Non è trascorso molto tempo dalla notizia della morte della Regina Elisabetta II, avvenuta lo scorso 8 settembre, perché da alcune delle ex colonie inglesi si sollevassero delle voci che reclamano la restituzione delle gemme preziose sottratte durante il periodo coloniale e divenute parte dei Gioielli della Corona. In particolare, l’India reclama il Koh-i-Noor, diamante da 105 carati sottratto dopo la conquista del Punjab, mentre il Sudafrica chiede la restituzione del Great Star of Africa, gemma da 500 carati che si ritiene valga circa 400 milioni di dollari.
Il dominio coloniale è sinonimo di violenza, annientamento e saccheggio: è così che i grandi imperi occidentali si sono assicurati le ricchezze che li hanno resi superpotenze. Quello inglese non è stato da meno: all’epoca della nascita di Elisabetta (1926), futura Regina d’Inghilterra, l’impero britannico governava un quarto della popolazione mondiale. Quando fu incoronata, nel 1952, tale impero si stava ormai sgretolando, ma nonostante ciò in molti hanno sottolineato la complicità della sovrana con i crimini dell’impero inglese, per esempio chiudendo un occhio su quella che fu denominata “Operazione Legacy” nell’ambito della quale governo e MI5 distrussero decine di migliaia di file che testimoniavano le atrocità commesse dagli inglesi nelle colonie. Tra le ricchezze saccheggiate ve ne furono alcune di inestimabile valore, come il diamante indiano Koh-i-Noor.
Koh-i-Noor è una parola della lingua punjabi che significa letteralmente “montagna di luce”: tale nome è stato dato ad un diamante di 105 carati, per molto tempo considerato il più grande al mondo. L’India ne ha chiesto la restituzione in diverse occasioni in passato: nel 1947, quando ottenne l’indipendenza dal dominio inglese e nell’anno dell’incoronazione di Elisabetta. Ogni volta, tuttavia, la richiesta è caduta nel vuoto in quanto secondo l’Inghilterra non vi sono le basi legali per concederne la restituzione.
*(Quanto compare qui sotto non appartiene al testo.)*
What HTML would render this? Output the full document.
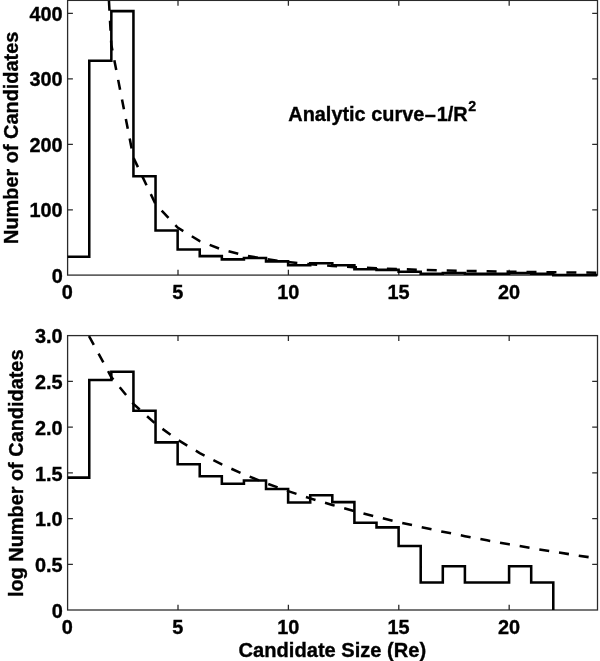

Alcune ricostruzioni fanno risalire la sottrazione del Koh-i-Noor alla seconda metà del XIX secolo quando, dopo un periodo di caos nella storia del trono del Punjab, nella linea di successione reale rimasero solo Duleep Singh, un bambino di 10 anni e la madre, Rani Jindan. Nel 1849 gli inglesi imprigionarono Jindan e costrinsero Duleep a firmare un documento che imponeva la cessione del Kohinoor, tesoro inestimabile simbolo di prestigio e potere, e ogni pretesa di sovranità. Lo storico William Dalrymple ha fatto notare come “Se chiedete a chiunque cosa dovrebbe accadere alle opere d’arte ebraiche rubate dai nazisti, tutti direbbero che ovviamente devono essere restituite ai loro proprietari. Eppure siamo arrivati a non dire la stessa cosa del bottino indiano preso centinaia di anni prima, sempre a colpi di pistola. Qual è la differenza morale tra le cose prese con la forza in epoca coloniale?”.
Anche il Sudafrica ha chiesto la restituzione della Great Star of Africa, un diamante da 530 carati – il più grande diamante grezzo che sia mai stato ritrovato – che si ritiene sia stato rubato dal Sudafrica nel 1905, dal valore di 400 milioni di dollari, incastonato sulla corona della regina. Questa comprenderebbe anche un secondo diamante da 317 carati noto come The Second Star of Africa, tagliato dalla medesima pietra – nota come Diamante Cullinan, dal nome del magnate proprietario della miniera dove è stato rinvenuto. Gli inglesi sostengono che la pietra dalla quale sono state ricavate le due gemme sia stata donata loro in segno di pace, ma il concetto stride con il contesto di dominio coloniale nel quale è avvenuta la “cessione”.
Tali pietre preziose costituiscono oggetti di immenso valore, ma la loro restituzione avrebbe un valore simbolico prima ancora che materiale. Forse proprio per questo è difficile immaginare che la restituzione possa avere davvero luogo.